BY AMIAH TAYLOR
Like many business leaders these days, Bank of America CEO Brian Moynihan is feeling the impact of the Great Resignation at his company. That would be the record numbers of U.S. workers quitting their jobs—3% left their roles in September alone—creating headaches for businesses trying to keep positions filled.
“A lot of people left the labor market and they’re not going to come back, even with a strong bid for their services,” Moynihan said on Thursday during a virtual event hosted by Fortune and the World Economic Forum. “And that’s just the reality we’re going to be facing. We’re going to be chasing that dynamic of not enough people working.”
The Great Resignation started in April of last year amid the COVID pandemic, as workers started going off in search of higher pay and better benefits, or left the workforce altogether.

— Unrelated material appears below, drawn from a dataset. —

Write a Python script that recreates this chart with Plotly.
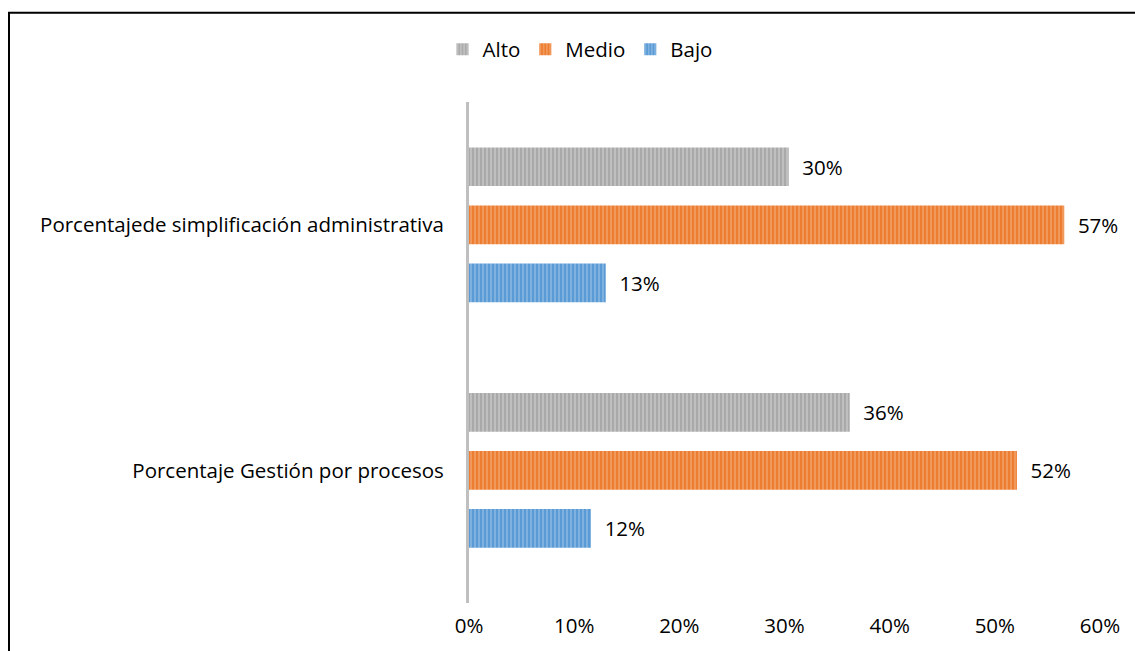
import plotly.graph_objects as go

categories = ["Porcentaje Gestión por procesos", "Porcentajede simplificación administrativa"]
series_names = ["Alto", "Medio", "Bajo"]
alto = [0.362, 0.304]
medio = [0.521, 0.566]
bajo = [0.116, 0.13]
x_ticks = [0, 0.1, 0.2, 0.3, 0.4, 0.5, 0.6]
x_tick_labels = ["0%", "10%", "20%", "30%", "40%", "50%", "60%"]

styles = {
    "Alto": ("#a9a9a9", "#dadada"),
    "Medio": ("#ed7d31", "#f7b98f"),
    "Bajo": ("#5b9bd5", "#abcdec"),
}
values = {"Alto": alto, "Medio": medio, "Bajo": bajo}

FONT = "Open Sans, Calibri, sans-serif"
FS = 20.5

fig = go.Figure()
for name in ["Bajo", "Medio", "Alto"]:
    bg, fg = styles[name]
    fig.add_trace(go.Bar(
        name=name,
        y=categories,
        x=values[name],
        orientation="h",
        marker=dict(color=bg, line=dict(width=0),
                    pattern=dict(shape="|", fgcolor=fg, bgcolor=bg, size=4, solidity=0.45, fillmode="overlay")),
        texttemplate="\u00a0\u00a0%{x:.0%}",
        textposition="outside",
        textfont=dict(family=FONT, size=FS, color="#000000"),
        cliponaxis=False,
    ))

L, R, T, B = 469, 35, 102, 44
W, H = 1135, 651
pw = W - L - R
ph = H - T - B

fig.update_layout(
    width=W, height=H,
    margin=dict(l=L, r=R, t=T, b=B),
    paper_bgcolor="white", plot_bgcolor="white",
    barmode="group", bargap=0.291, bargroupgap=0.333,
    font=dict(family=FONT, size=FS, color="#000000"),
    showlegend=True,
    legend=dict(orientation="h", traceorder="reversed", x=(580 - L) / pw, xanchor="center",
                y=1 + (T - 49) / ph, yanchor="middle", font=dict(size=FS), itemwidth=30,
                tracegroupgap=0),
    xaxis=dict(range=[0, 0.6], tickvals=x_ticks, ticktext=x_tick_labels, showgrid=False,
               zeroline=False, showline=False, ticks="", ticklabelstandoff=8),
    yaxis=dict(range=[-0.54, 1.5], showgrid=False, zeroline=False, showline=True,
               linecolor="#bfbfbf", linewidth=3, ticks="", ticklabelstandoff=18),
    shapes=[dict(type="rect", xref="paper", yref="paper",
                 x0=(9 - L) / pw, x1=(W + 10 - L) / pw,
                 y0=-(H + 10 - T - ph) / ph, y1=(ph + T - 12) / ph,
                 line=dict(color="black", width=2), fillcolor="rgba(0,0,0,0)", layer="above")],
)

fig.write_html("out.html")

Moynihan said the difficulty in finding workers won’t be fixed anytime soon. He cited the decline in U.S. birth rates as a key factor in the current labor shortage.
“The population growth rate has fallen in half during the last decade and we just don’t have enough people now,” Moynihan said.
In an effort to make Bank of America more competitive as an employer, Moynihan said he raised wages. Total compensation expenses for the bank grew 10% last year to $36.1 billion. Starting wages at the bank now average $44,000 annually with full benefits, Moynihan pointed out. The bank’s attrition rate actually fell 50% earlier during the pandemic, he said, but it’s since rebounded to pre-COVID levels.